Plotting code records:

*****

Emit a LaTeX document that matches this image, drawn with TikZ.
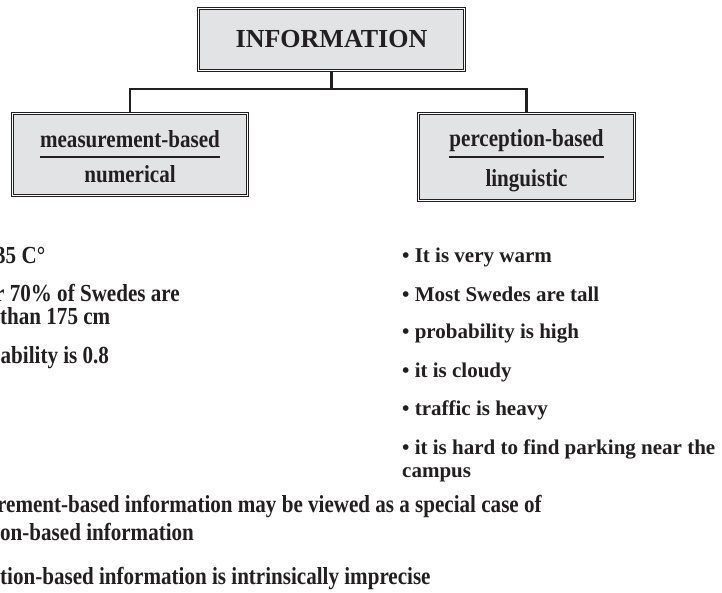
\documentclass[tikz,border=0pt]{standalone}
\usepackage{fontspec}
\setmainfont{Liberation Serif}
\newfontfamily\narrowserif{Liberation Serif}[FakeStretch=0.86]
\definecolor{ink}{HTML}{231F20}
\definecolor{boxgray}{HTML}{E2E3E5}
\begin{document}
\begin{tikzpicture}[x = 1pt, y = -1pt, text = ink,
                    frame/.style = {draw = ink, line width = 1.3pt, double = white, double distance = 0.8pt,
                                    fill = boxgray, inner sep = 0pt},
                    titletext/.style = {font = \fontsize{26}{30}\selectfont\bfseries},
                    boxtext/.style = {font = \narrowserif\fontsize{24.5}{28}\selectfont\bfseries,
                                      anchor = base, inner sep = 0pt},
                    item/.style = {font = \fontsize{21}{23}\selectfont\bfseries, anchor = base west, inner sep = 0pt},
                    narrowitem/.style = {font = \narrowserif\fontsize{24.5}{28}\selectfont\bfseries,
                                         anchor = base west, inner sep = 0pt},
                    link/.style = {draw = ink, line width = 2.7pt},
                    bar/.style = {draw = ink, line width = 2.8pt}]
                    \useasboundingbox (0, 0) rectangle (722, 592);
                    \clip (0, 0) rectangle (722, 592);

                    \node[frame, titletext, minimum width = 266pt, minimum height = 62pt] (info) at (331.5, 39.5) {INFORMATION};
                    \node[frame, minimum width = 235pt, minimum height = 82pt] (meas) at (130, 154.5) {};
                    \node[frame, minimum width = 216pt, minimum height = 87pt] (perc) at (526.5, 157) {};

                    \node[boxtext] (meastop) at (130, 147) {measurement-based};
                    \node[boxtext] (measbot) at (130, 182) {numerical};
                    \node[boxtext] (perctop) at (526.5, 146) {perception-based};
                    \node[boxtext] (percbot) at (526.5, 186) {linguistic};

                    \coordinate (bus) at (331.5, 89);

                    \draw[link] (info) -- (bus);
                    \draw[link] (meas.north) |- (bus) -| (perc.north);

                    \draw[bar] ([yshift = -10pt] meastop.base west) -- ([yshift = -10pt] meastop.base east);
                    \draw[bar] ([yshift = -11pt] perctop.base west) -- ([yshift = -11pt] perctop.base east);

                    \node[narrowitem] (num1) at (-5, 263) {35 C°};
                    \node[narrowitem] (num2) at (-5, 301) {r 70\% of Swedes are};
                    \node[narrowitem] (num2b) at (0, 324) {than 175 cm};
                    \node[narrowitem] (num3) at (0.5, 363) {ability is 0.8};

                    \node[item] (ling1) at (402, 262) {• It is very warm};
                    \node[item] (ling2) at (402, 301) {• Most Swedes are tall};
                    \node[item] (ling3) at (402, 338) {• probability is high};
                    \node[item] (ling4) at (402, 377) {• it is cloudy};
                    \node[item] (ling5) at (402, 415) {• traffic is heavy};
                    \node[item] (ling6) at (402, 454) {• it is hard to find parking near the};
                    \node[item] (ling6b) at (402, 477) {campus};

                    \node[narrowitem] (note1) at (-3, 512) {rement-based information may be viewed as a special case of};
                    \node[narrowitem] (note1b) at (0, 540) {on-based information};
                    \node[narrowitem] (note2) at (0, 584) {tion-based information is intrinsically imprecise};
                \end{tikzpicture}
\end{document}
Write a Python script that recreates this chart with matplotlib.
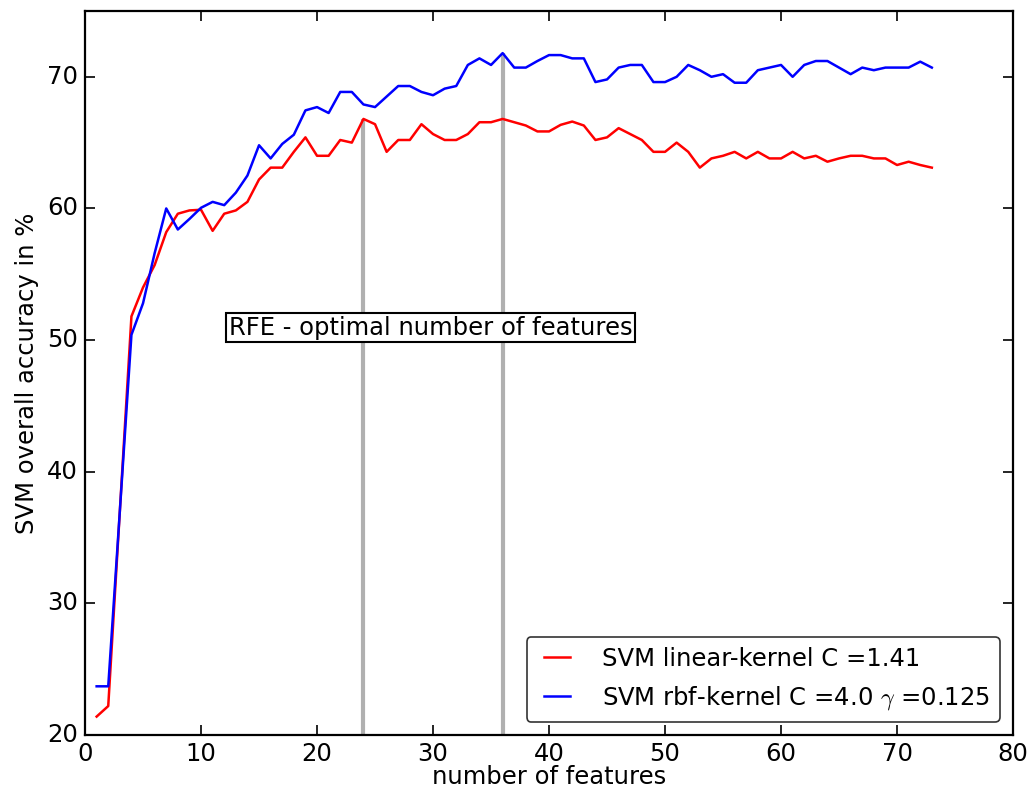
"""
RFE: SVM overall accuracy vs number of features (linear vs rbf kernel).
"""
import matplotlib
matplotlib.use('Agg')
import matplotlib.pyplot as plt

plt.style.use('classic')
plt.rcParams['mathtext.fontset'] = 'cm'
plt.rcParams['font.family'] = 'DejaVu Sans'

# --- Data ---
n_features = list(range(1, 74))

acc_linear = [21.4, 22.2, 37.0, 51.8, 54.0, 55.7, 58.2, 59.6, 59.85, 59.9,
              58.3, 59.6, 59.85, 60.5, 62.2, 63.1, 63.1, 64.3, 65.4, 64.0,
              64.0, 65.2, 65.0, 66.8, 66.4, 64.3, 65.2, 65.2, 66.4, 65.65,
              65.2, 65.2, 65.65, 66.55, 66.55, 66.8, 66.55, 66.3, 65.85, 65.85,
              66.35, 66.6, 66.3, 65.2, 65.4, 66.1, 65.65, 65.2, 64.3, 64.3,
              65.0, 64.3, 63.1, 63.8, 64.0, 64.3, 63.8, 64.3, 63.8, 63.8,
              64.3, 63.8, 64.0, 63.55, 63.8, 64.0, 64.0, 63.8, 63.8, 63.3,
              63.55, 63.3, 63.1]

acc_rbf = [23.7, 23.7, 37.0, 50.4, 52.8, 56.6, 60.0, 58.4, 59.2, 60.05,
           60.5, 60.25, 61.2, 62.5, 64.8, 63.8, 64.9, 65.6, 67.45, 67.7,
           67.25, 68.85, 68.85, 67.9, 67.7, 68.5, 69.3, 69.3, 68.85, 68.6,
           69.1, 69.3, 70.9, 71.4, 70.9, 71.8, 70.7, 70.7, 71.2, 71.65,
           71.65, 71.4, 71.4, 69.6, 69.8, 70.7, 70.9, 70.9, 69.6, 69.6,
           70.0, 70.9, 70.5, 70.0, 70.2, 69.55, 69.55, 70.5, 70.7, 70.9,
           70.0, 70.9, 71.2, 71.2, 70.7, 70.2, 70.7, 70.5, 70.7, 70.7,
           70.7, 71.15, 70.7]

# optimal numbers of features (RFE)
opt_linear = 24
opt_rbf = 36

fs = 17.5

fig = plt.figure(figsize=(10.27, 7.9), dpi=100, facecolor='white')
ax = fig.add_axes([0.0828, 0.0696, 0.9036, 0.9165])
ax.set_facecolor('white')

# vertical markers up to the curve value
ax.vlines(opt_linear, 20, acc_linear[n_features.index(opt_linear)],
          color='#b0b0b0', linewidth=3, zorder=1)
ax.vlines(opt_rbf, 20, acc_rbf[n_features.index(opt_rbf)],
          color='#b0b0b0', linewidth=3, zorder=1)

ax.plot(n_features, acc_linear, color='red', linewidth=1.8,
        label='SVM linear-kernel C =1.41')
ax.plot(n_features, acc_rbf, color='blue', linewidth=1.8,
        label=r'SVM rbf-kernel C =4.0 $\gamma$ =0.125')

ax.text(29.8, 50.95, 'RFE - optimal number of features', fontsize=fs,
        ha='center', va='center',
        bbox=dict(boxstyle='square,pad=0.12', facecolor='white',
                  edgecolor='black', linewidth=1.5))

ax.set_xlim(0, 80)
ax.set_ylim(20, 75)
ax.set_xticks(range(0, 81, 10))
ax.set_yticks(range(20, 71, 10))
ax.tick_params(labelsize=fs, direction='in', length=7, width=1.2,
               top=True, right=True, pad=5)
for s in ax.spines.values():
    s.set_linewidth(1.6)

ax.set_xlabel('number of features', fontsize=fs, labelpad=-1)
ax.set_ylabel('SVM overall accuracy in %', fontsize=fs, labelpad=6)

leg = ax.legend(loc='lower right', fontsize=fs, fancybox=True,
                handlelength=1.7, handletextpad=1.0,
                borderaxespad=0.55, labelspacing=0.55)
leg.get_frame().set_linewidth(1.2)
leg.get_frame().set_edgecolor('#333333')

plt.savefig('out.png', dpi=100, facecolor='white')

*****

> _What you will do_: Leave out every picture and copy the rest of the records exactly.

> _Task answer_:
Emit a LaTeX document that matches this image, drawn with TikZ.
\documentclass[tikz,border=0pt]{standalone}
\usepackage{fontspec}
\setmainfont{Liberation Serif}
\newfontfamily\narrowserif{Liberation Serif}[FakeStretch=0.86]
\definecolor{ink}{HTML}{231F20}
\definecolor{boxgray}{HTML}{E2E3E5}
\begin{document}
\begin{tikzpicture}[x = 1pt, y = -1pt, text = ink,
                    frame/.style = {draw = ink, line width = 1.3pt, double = white, double distance = 0.8pt,
                                    fill = boxgray, inner sep = 0pt},
                    titletext/.style = {font = \fontsize{26}{30}\selectfont\bfseries},
                    boxtext/.style = {font = \narrowserif\fontsize{24.5}{28}\selectfont\bfseries,
                                      anchor = base, inner sep = 0pt},
                    item/.style = {font = \fontsize{21}{23}\selectfont\bfseries, anchor = base west, inner sep = 0pt},
                    narrowitem/.style = {font = \narrowserif\fontsize{24.5}{28}\selectfont\bfseries,
                                         anchor = base west, inner sep = 0pt},
                    link/.style = {draw = ink, line width = 2.7pt},
                    bar/.style = {draw = ink, line width = 2.8pt}]
                    \useasboundingbox (0, 0) rectangle (722, 592);
                    \clip (0, 0) rectangle (722, 592);

                    \node[frame, titletext, minimum width = 266pt, minimum height = 62pt] (info) at (331.5, 39.5) {INFORMATION};
                    \node[frame, minimum width = 235pt, minimum height = 82pt] (meas) at (130, 154.5) {};
                    \node[frame, minimum width = 216pt, minimum height = 87pt] (perc) at (526.5, 157) {};

                    \node[boxtext] (meastop) at (130, 147) {measurement-based};
                    \node[boxtext] (measbot) at (130, 182) {numerical};
                    \node[boxtext] (perctop) at (526.5, 146) {perception-based};
                    \node[boxtext] (percbot) at (526.5, 186) {linguistic};

                    \coordinate (bus) at (331.5, 89);

                    \draw[link] (info) -- (bus);
                    \draw[link] (meas.north) |- (bus) -| (perc.north);

                    \draw[bar] ([yshift = -10pt] meastop.base west) -- ([yshift = -10pt] meastop.base east);
                    \draw[bar] ([yshift = -11pt] perctop.base west) -- ([yshift = -11pt] perctop.base east);

                    \node[narrowitem] (num1) at (-5, 263) {35 C°};
                    \node[narrowitem] (num2) at (-5, 301) {r 70\% of Swedes are};
                    \node[narrowitem] (num2b) at (0, 324) {than 175 cm};
                    \node[narrowitem] (num3) at (0.5, 363) {ability is 0.8};

                    \node[item] (ling1) at (402, 262) {• It is very warm};
                    \node[item] (ling2) at (402, 301) {• Most Swedes are tall};
                    \node[item] (ling3) at (402, 338) {• probability is high};
                    \node[item] (ling4) at (402, 377) {• it is cloudy};
                    \node[item] (ling5) at (402, 415) {• traffic is heavy};
                    \node[item] (ling6) at (402, 454) {• it is hard to find parking near the};
                    \node[item] (ling6b) at (402, 477) {campus};

                    \node[narrowitem] (note1) at (-3, 512) {rement-based information may be viewed as a special case of};
                    \node[narrowitem] (note1b) at (0, 540) {on-based information};
                    \node[narrowitem] (note2) at (0, 584) {tion-based information is intrinsically imprecise};
                \end{tikzpicture}
\end{document}
Write a Python script that recreates this chart with matplotlib.
"""
RFE: SVM overall accuracy vs number of features (linear vs rbf kernel).
"""
import matplotlib
matplotlib.use('Agg')
import matplotlib.pyplot as plt

plt.style.use('classic')
plt.rcParams['mathtext.fontset'] = 'cm'
plt.rcParams['font.family'] = 'DejaVu Sans'

# --- Data ---
n_features = list(range(1, 74))

acc_linear = [21.4, 22.2, 37.0, 51.8, 54.0, 55.7, 58.2, 59.6, 59.85, 59.9,
              58.3, 59.6, 59.85, 60.5, 62.2, 63.1, 63.1, 64.3, 65.4, 64.0,
              64.0, 65.2, 65.0, 66.8, 66.4, 64.3, 65.2, 65.2, 66.4, 65.65,
              65.2, 65.2, 65.65, 66.55, 66.55, 66.8, 66.55, 66.3, 65.85, 65.85,
              66.35, 66.6, 66.3, 65.2, 65.4, 66.1, 65.65, 65.2, 64.3, 64.3,
              65.0, 64.3, 63.1, 63.8, 64.0, 64.3, 63.8, 64.3, 63.8, 63.8,
              64.3, 63.8, 64.0, 63.55, 63.8, 64.0, 64.0, 63.8, 63.8, 63.3,
              63.55, 63.3, 63.1]

acc_rbf = [23.7, 23.7, 37.0, 50.4, 52.8, 56.6, 60.0, 58.4, 59.2, 60.05,
           60.5, 60.25, 61.2, 62.5, 64.8, 63.8, 64.9, 65.6, 67.45, 67.7,
           67.25, 68.85, 68.85, 67.9, 67.7, 68.5, 69.3, 69.3, 68.85, 68.6,
           69.1, 69.3, 70.9, 71.4, 70.9, 71.8, 70.7, 70.7, 71.2, 71.65,
           71.65, 71.4, 71.4, 69.6, 69.8, 70.7, 70.9, 70.9, 69.6, 69.6,
           70.0, 70.9, 70.5, 70.0, 70.2, 69.55, 69.55, 70.5, 70.7, 70.9,
           70.0, 70.9, 71.2, 71.2, 70.7, 70.2, 70.7, 70.5, 70.7, 70.7,
           70.7, 71.15, 70.7]

# optimal numbers of features (RFE)
opt_linear = 24
opt_rbf = 36

fs = 17.5

fig = plt.figure(figsize=(10.27, 7.9), dpi=100, facecolor='white')
ax = fig.add_axes([0.0828, 0.0696, 0.9036, 0.9165])
ax.set_facecolor('white')

# vertical markers up to the curve value
ax.vlines(opt_linear, 20, acc_linear[n_features.index(opt_linear)],
          color='#b0b0b0', linewidth=3, zorder=1)
ax.vlines(opt_rbf, 20, acc_rbf[n_features.index(opt_rbf)],
          color='#b0b0b0', linewidth=3, zorder=1)

ax.plot(n_features, acc_linear, color='red', linewidth=1.8,
        label='SVM linear-kernel C =1.41')
ax.plot(n_features, acc_rbf, color='blue', linewidth=1.8,
        label=r'SVM rbf-kernel C =4.0 $\gamma$ =0.125')

ax.text(29.8, 50.95, 'RFE - optimal number of features', fontsize=fs,
        ha='center', va='center',
        bbox=dict(boxstyle='square,pad=0.12', facecolor='white',
                  edgecolor='black', linewidth=1.5))

ax.set_xlim(0, 80)
ax.set_ylim(20, 75)
ax.set_xticks(range(0, 81, 10))
ax.set_yticks(range(20, 71, 10))
ax.tick_params(labelsize=fs, direction='in', length=7, width=1.2,
               top=True, right=True, pad=5)
for s in ax.spines.values():
    s.set_linewidth(1.6)

ax.set_xlabel('number of features', fontsize=fs, labelpad=-1)
ax.set_ylabel('SVM overall accuracy in %', fontsize=fs, labelpad=6)

leg = ax.legend(loc='lower right', fontsize=fs, fancybox=True,
                handlelength=1.7, handletextpad=1.0,
                borderaxespad=0.55, labelspacing=0.55)
leg.get_frame().set_linewidth(1.2)
leg.get_frame().set_edgecolor('#333333')

plt.savefig('out.png', dpi=100, facecolor='white')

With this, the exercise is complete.